@Bwag Well, you can keep calling it uncorroborated or unsupported, or you can say the earth is flat a thousand times, but repetition doesn't make what you say true.
Polygraph showing no deception, many witnesses to Kavanaugh being an out-of-control drunk, book by Mark Judge about "Bart" Kavanaugh's wild behavior, Kavanaugh's own letter (signed "Bart") describing his group as loud obnoxious drunks, the calendar, the yearbook, his false testimony about those....Hmmm, he has always upheld polygraphs as a law enforcement tool. Wanna bet he would refuse to take one?
Incidentally, Dems have always wanted more time, more documents, and a more thorough investigation. The Republicans withheld over 40,000 pages of documents and dumped the rest on Senators the night before the originally scheduled vote. Dems have without success provided dozens of names of people to be interviewed, only to run into the Republican brick wall.

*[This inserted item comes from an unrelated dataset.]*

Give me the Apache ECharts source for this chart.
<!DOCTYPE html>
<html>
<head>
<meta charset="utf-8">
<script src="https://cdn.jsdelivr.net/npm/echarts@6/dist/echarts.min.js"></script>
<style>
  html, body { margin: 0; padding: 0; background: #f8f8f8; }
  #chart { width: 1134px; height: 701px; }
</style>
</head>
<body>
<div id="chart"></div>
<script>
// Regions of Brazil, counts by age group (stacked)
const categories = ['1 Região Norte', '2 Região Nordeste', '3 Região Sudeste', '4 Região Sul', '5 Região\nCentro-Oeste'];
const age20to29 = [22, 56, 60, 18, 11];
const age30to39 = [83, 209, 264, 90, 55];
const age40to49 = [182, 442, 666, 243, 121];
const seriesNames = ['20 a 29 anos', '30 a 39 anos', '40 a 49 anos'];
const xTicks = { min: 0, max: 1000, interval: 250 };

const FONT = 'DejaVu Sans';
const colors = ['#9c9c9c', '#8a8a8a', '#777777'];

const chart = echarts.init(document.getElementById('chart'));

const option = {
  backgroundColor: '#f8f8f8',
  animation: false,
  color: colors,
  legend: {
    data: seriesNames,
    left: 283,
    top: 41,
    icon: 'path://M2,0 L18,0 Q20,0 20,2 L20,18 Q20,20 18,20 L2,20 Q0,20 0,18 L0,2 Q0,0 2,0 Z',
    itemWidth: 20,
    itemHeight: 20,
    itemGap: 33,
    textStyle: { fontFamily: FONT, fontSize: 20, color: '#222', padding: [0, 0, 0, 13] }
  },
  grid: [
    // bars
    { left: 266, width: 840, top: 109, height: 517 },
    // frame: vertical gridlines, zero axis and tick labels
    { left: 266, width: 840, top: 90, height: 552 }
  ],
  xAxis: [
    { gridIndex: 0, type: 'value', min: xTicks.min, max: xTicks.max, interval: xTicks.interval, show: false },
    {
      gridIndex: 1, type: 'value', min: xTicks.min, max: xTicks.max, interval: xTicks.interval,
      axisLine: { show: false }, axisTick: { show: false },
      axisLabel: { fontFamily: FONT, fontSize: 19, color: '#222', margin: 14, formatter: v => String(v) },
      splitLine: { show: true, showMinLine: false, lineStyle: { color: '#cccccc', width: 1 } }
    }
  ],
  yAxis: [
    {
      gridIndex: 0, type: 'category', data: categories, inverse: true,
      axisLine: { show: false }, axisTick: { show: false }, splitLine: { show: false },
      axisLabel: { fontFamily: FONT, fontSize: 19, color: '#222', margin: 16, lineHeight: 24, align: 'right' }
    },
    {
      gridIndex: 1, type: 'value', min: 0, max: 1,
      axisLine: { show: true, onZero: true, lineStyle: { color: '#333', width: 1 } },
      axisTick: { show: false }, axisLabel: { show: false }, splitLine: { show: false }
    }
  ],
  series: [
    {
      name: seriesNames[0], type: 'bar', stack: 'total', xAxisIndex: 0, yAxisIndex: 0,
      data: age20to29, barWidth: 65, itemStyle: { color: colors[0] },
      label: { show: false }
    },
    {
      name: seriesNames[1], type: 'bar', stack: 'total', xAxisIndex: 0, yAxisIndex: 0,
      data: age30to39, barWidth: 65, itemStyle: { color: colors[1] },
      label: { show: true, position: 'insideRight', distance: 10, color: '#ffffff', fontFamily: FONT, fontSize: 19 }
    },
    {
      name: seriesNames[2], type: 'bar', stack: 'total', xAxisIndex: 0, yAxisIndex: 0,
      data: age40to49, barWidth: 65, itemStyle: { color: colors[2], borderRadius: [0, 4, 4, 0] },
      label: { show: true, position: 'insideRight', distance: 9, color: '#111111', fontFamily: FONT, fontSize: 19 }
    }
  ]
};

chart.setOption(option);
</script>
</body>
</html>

Former Justice John Paul Stevens, a Republican appointee to the Court, knows a little something about what qualifies a judge to be a Justice and, after watching Kavanaugh become unhinged in a prepared sworn statement, says Senators should reject him (after initially believing the opposite) due to his partisan and intemperate performance. 2,400 law professors and even the National Council of Churches have said the same. Dems didn't move the goalposts--Kavanaugh went racing the other direction, almost frothing at the mouth while spouting conspiracy theories and evincing a horrifying disrespect for members of another branch of government, for anyone of a different political bent, and for anyone daring to have criticized or even questioned him.

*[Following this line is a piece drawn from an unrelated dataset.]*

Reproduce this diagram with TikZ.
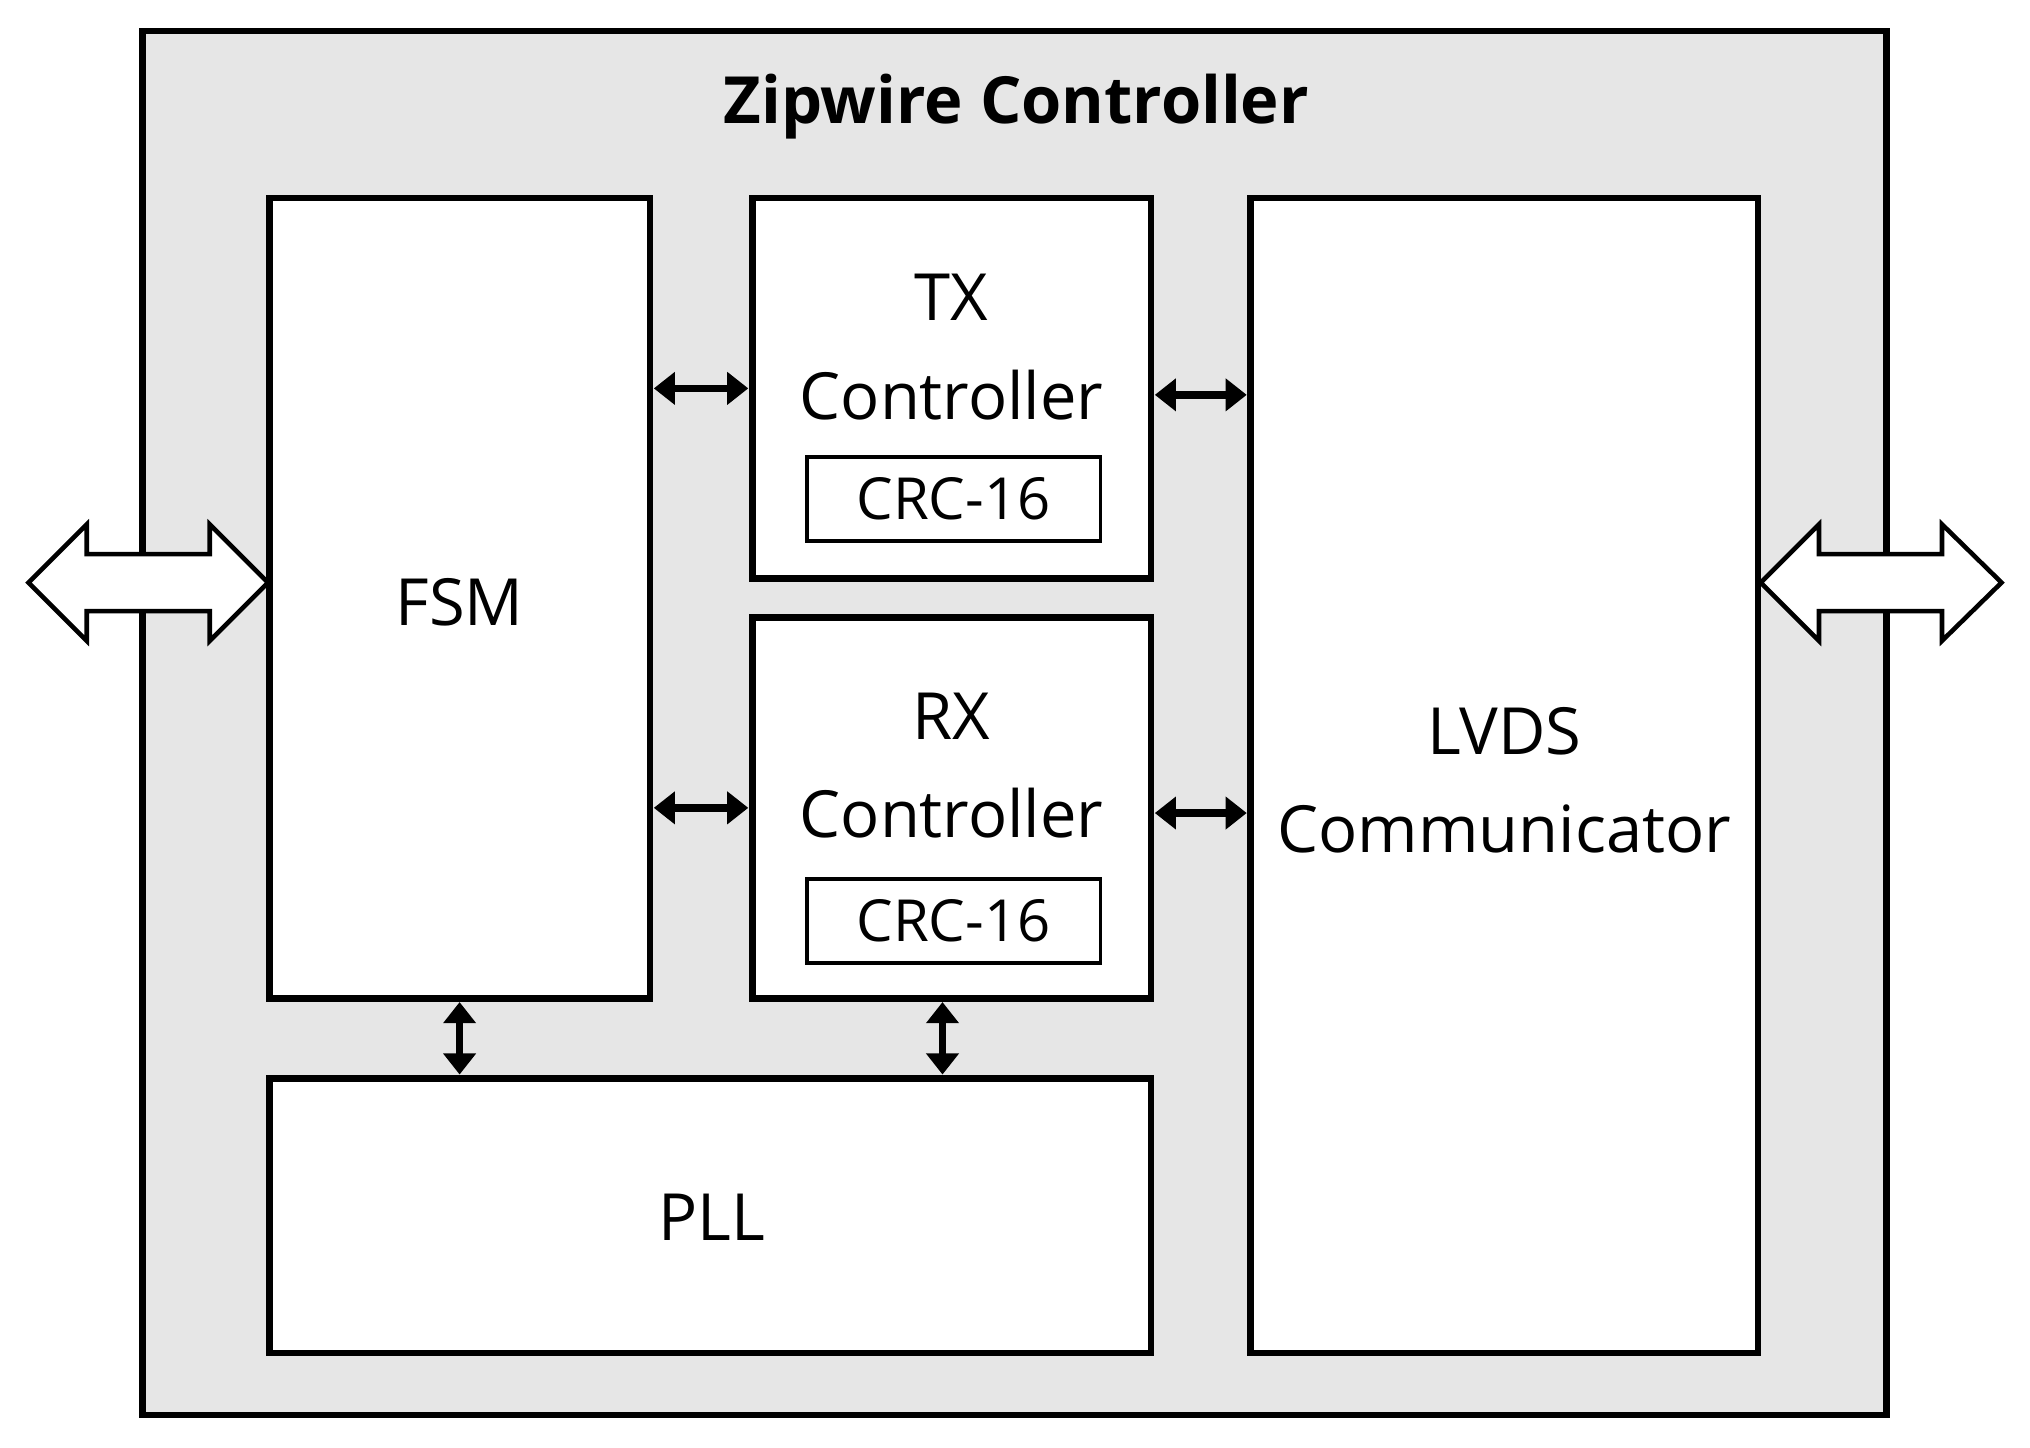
\documentclass[tikz,border=0pt]{standalone}
\usepackage{fontspec}
\setmainfont{Open Sans}
\usetikzlibrary{fit,arrows.meta}
\begin{document}
\begin{tikzpicture}[x=0.012946cm,y=-0.012946cm,
 box/.style={draw,line width=1.9pt,fill=white,inner sep=0pt},
 crc/.style={draw,line width=1.1pt,fill=white,inner sep=0pt},
 lbl/.style={font=\fontsize{18.5}{22}\selectfont},
 small/.style={font=\fontsize{16.5}{20}\selectfont},
 dbl/.style={line width=2.2pt,{Triangle[length=6pt,width=9pt]}-{Triangle[length=6pt,width=9pt]}},
 hollow/.style={draw,line width=1.3pt,fill=white,line join=miter}]
\useasboundingbox (0,0) rectangle (1568,1118);
\node (outer) [box,fill={rgb,255:red,230;green,230;blue,230},fit={(110,24)(1457,1093)}] {};
\node (title) at (785,82) [font=\bfseries\fontsize{18.5}{22}\selectfont] {Zipwire Controller};
\draw[hollow] (22,450) -- (67,405) -- (67,428) -- (162,428) -- (162,405) -- (207,450) -- (162,495) -- (162,472) -- (67,472) -- (67,495) -- cycle;
\draw[hollow] (1360,450) -- (1405,405) -- (1405,428) -- (1500,428) -- (1500,405) -- (1546,450) -- (1500,495) -- (1500,472) -- (1405,472) -- (1405,495) -- cycle;
\node (fsm) [box,fit={(208,153)(502,771)}] {};
\node (tx) [box,fit={(581,153)(889,447)}] {};
\node (rx) [box,fit={(581,477)(889,771)}] {};
\node (lvds) [box,fit={(966,153)(1358,1045)}] {};
\node (pll) [box,fit={(208,833)(889,1045)}] {};
\node (txcrc) [crc,fit={(623,353)(850,418)}] {};
\node (rxcrc) [crc,fit={(623,679)(850,744)}] {};
\node[lbl] (fsmt) at (355,465) {FSM};
\node[lbl] (txt) at (735,230) {TX};
\node[lbl] (txc) at (735,305) {Controller};
\node[lbl] (rxt) at (735,553) {RX};
\node[lbl] (rxc) at (735,628) {Controller};
\node[small] (txcrct) at (txcrc) {CRC-16};
\node[small] (rxcrct) at (rxcrc) {CRC-16};
\node[lbl] (lvdst) at (1162,565) {LVDS};
\node[lbl] (lvdsc) at (1162,640) {Communicator};
\node[lbl] (pllt) at (550,940) {PLL};
\coordinate (a1) at (505,300); \coordinate (b1) at (578,300);
\coordinate (a2) at (892,305); \coordinate (b2) at (963,305);
\coordinate (a3) at (505,624); \coordinate (b3) at (578,624);
\coordinate (a4) at (892,628); \coordinate (b4) at (963,628);
\coordinate (a5) at (355,774); \coordinate (b5) at (355,830);
\coordinate (a6) at (728,774); \coordinate (b6) at (728,830);
\draw[dbl] (a1) -- (b1);
\draw[dbl] (a2) -- (b2);
\draw[dbl] (a3) -- (b3);
\draw[dbl] (a4) -- (b4);
\draw[dbl] (a5) -- (b5);
\draw[dbl] (a6) -- (b6);
\end{tikzpicture}
\end{document}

But all that being said, you might be surprised that I would admit that I do not necessarily believe Dr Ford's allegation that it was him, or if the details tracked her recollection even if she believed him. There is a fundamental problem in trying to resurrect information about an event almost 4 decades old. That is why statutes of limitations set limits on when claims can be raised--witnesses die, memories fade or get confused, documents get lost (I thought my calendars I have kept since 1984 were crazy!)...it is just impossible to prove guilt or innocence so we don't try in civil or criminal law. An exception is for murder--and arguably a Supreme Court appointment warrants that higher level of scrutiny.

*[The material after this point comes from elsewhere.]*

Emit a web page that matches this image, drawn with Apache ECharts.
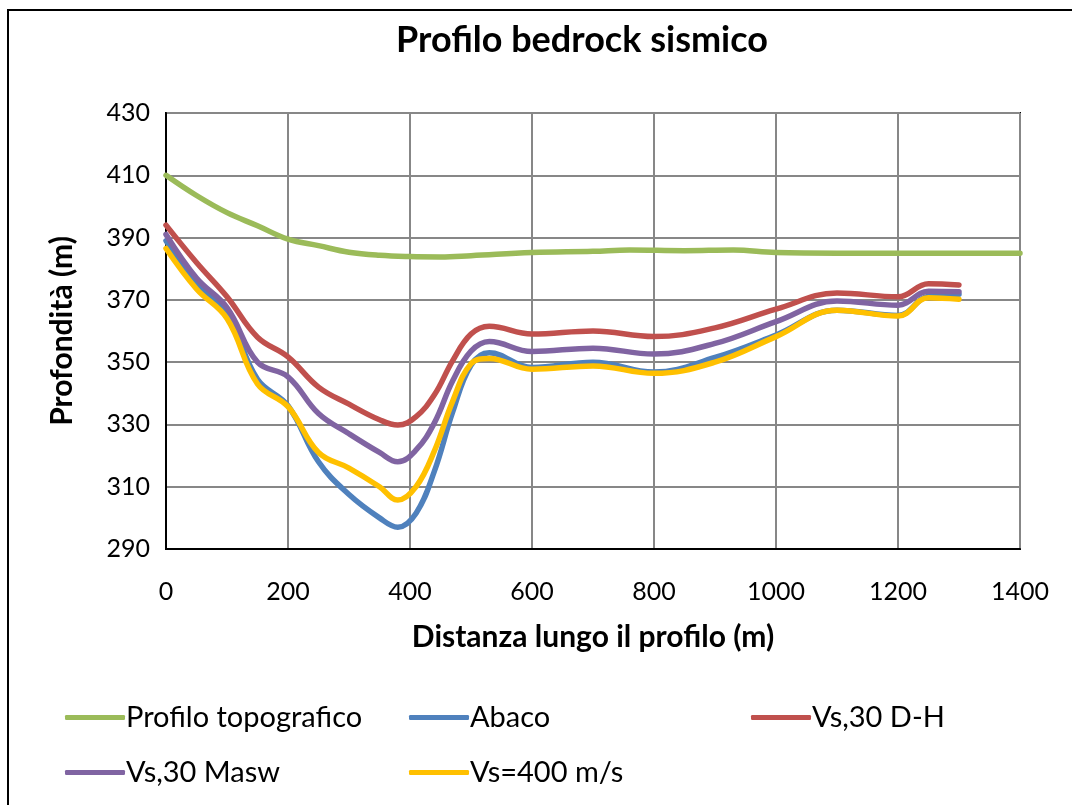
<!DOCTYPE html>
<html>
<head>
<meta charset="utf-8">
<script src="https://cdn.jsdelivr.net/npm/echarts@6/dist/echarts.min.js"></script>
<style>
  html, body { margin: 0; padding: 0; background: #fff; }
  #chart { width: 1072px; height: 805px; }
</style>
</head>
<body>
<div id="chart"></div>
<script>
// Distances along the profile (m)
const topoX = [0, 50, 100, 150, 200, 250, 300, 350, 400, 450, 500, 600, 700, 760, 850, 930, 1000, 1100, 1200, 1300, 1400];
const topoY = [410, 403.5, 398, 393.8, 389.5, 387.4, 385.3, 384.3, 383.9, 383.8, 384.2, 385.2, 385.6, 386, 385.8, 386, 385.2, 385, 385, 385, 385];

const bedX = [0, 50, 100, 150, 200, 250, 300, 350, 380, 410, 440, 470, 500, 530, 600, 700, 800, 900, 1000, 1100, 1200, 1250, 1300];
const abaco = [389, 375.5, 365.6, 344.5, 336, 318, 307.5, 300, 297, 301.5, 315, 334, 349, 353, 348.3, 350, 346.8, 351.5, 358.7, 366.7, 365, 371.2, 371.8];
const vsDH = [394, 382, 371, 358, 351.7, 342, 336.5, 331.5, 329.8, 332.5, 339.5, 350.5, 359, 361.5, 359, 360, 358.2, 361, 367, 372.2, 371, 375.2, 374.8];
const vsMasw = [391, 377, 367.5, 350, 345.3, 333.5, 327, 321, 318, 321.8, 330.5, 344, 353.5, 356.6, 353.4, 354.5, 352.6, 356, 363, 369.6, 368.3, 372.8, 372.6];
const vs400 = [386.5, 373.5, 364, 343, 335.7, 321, 316, 310, 305.7, 310, 321.5, 337.5, 349.5, 351.2, 347.7, 348.8, 346.4, 350, 358.2, 366.7, 364.8, 370.7, 370.2];

const xTicks = [0, 200, 400, 600, 800, 1000, 1200, 1400];
const yTicks = [290, 310, 330, 350, 370, 390, 410, 430];

const names = ['Profilo topografico', 'Abaco', 'Vs,30 D-H', 'Vs,30 Masw', 'Vs=400 m/s'];
const colors = ['#9BBB59', '#4F81BD', '#C0504D', '#8064A2', '#FFC000'];

const zip = (xs, ys) => xs.map((x, i) => [x, ys[i]]);
const seriesData = [zip(topoX, topoY), zip(bedX, abaco), zip(bedX, vsDH), zip(bedX, vsMasw), zip(bedX, vs400)];

const FONT = 'Lato, "Open Sans", sans-serif';

const chart = echarts.init(document.getElementById('chart'), null, { renderer: 'canvas' });

// One legend block per entry, laid out in two rows
const legendPos = [
  { left: 60, top: 698 },
  { left: 404, top: 698 },
  { left: 746, top: 698 },
  { left: 60, top: 753 },
  { left: 404, top: 753 }
];

const legends = names.map((n, i) => ({
  data: [n],
  left: legendPos[i].left,
  top: legendPos[i].top,
  icon: 'roundRect',
  itemWidth: 60,
  itemHeight: 5,
  itemGap: 0,
  textStyle: { fontFamily: FONT, fontSize: 29, color: '#000', padding: [0, 0, 0, -4] }
}));

const plain = v => String(v);

chart.setOption({
  animation: false,
  backgroundColor: '#fff',
  title: {
    text: 'Profilo bedrock sismico',
    left: 577,
    top: 17,
    textAlign: 'center',
    textStyle: { fontFamily: FONT, fontSize: 36, fontWeight: 'bold', color: '#000' }
  },
  graphic: [{
    type: 'rect',
    shape: { x: 8, y: 10, width: 1200, height: 900 },
    style: { fill: 'none', stroke: '#000', lineWidth: 2 },
    silent: true,
    z: -1
  }],
  legend: legends,
  grid: {
    left: 166, top: 113, right: 52, bottom: 256,
    show: true, borderColor: '#000', borderWidth: 2, backgroundColor: 'transparent'
  },
  xAxis: {
    type: 'value',
    min: xTicks[0], max: xTicks[xTicks.length - 1], interval: 200,
    name: 'Distanza lungo il profilo (m)',
    nameLocation: 'middle',
    nameGap: 73,
    nameTextStyle: { fontFamily: FONT, fontSize: 30, fontWeight: 'bold', color: '#000' },
    axisLine: { show: true, lineStyle: { color: '#000', width: 2 } },
    axisTick: { show: false },
    axisLabel: { fontFamily: FONT, fontSize: 25, color: '#000', margin: 30, formatter: plain },
    splitLine: { show: true, lineStyle: { color: '#878787', width: 2 } }
  },
  yAxis: {
    type: 'value',
    min: yTicks[0], max: yTicks[yTicks.length - 1], interval: 20,
    name: 'Profondità (m)',
    nameLocation: 'middle',
    nameGap: 89,
    nameRotate: 90,
    nameTextStyle: { fontFamily: FONT, fontSize: 30, fontWeight: 'bold', color: '#000' },
    axisLine: { show: true, lineStyle: { color: '#000', width: 2 } },
    axisTick: { show: false },
    axisLabel: { fontFamily: FONT, fontSize: 25, color: '#000', margin: 16, formatter: plain },
    splitLine: { show: true, lineStyle: { color: '#878787', width: 2 } }
  },
  series: names.map((n, i) => ({
    name: n,
    type: 'line',
    data: seriesData[i],
    smooth: 0.4,
    symbol: 'none',
    color: colors[i],
    lineStyle: { width: 5.5, color: colors[i], cap: 'round', join: 'round' },
    z: 2 + i
  }))
});
</script>
</body>
</html>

My personal bottom line from my own experience as a criminal lawyer, as an appellate lawyer who argued in US Courts of Appeals in Florida and D.C., and as a judge for 19 years: I have never before seen someone who is raising falsified claims repeatedly ask--make that literally beg--for a thorough police investigation or pass a polygraph exam given by a former FBI examiner. Fun fact: none of my >400 convicted criminal appeals clients asked us to arrange a polygraph regardless of how vociferously they contended other people had set them up. And, conversely, I have never seen anyone who was innocent refuse to agree to a more extensive investigation, however long it would take, to prove their lack of complicity. Innocent people welcome investigation. I think she believed her testimony, but I do not know without an honest inquiry whether her testimony was in fact accurate.
Still, to me the issue is not whether he did or didn't do it. The issue is whether his record, his conduct, and his testimony demonstated his status as someone whose integrity and temperament should elevate him to the highest judicial rank in the land. To me, the burden was on Kavanaugh throughout the process, just as it is on anyone seeking such a role. He did not carry that burden, and demeaned himself in the process. All things considered, the country can do better, and has, in finding a brilliant candidate--even a conservative one meeting every one of Republican criteria (except possibly a demonstrated anti-Democrat animus).
So what are Republicans so afraid of?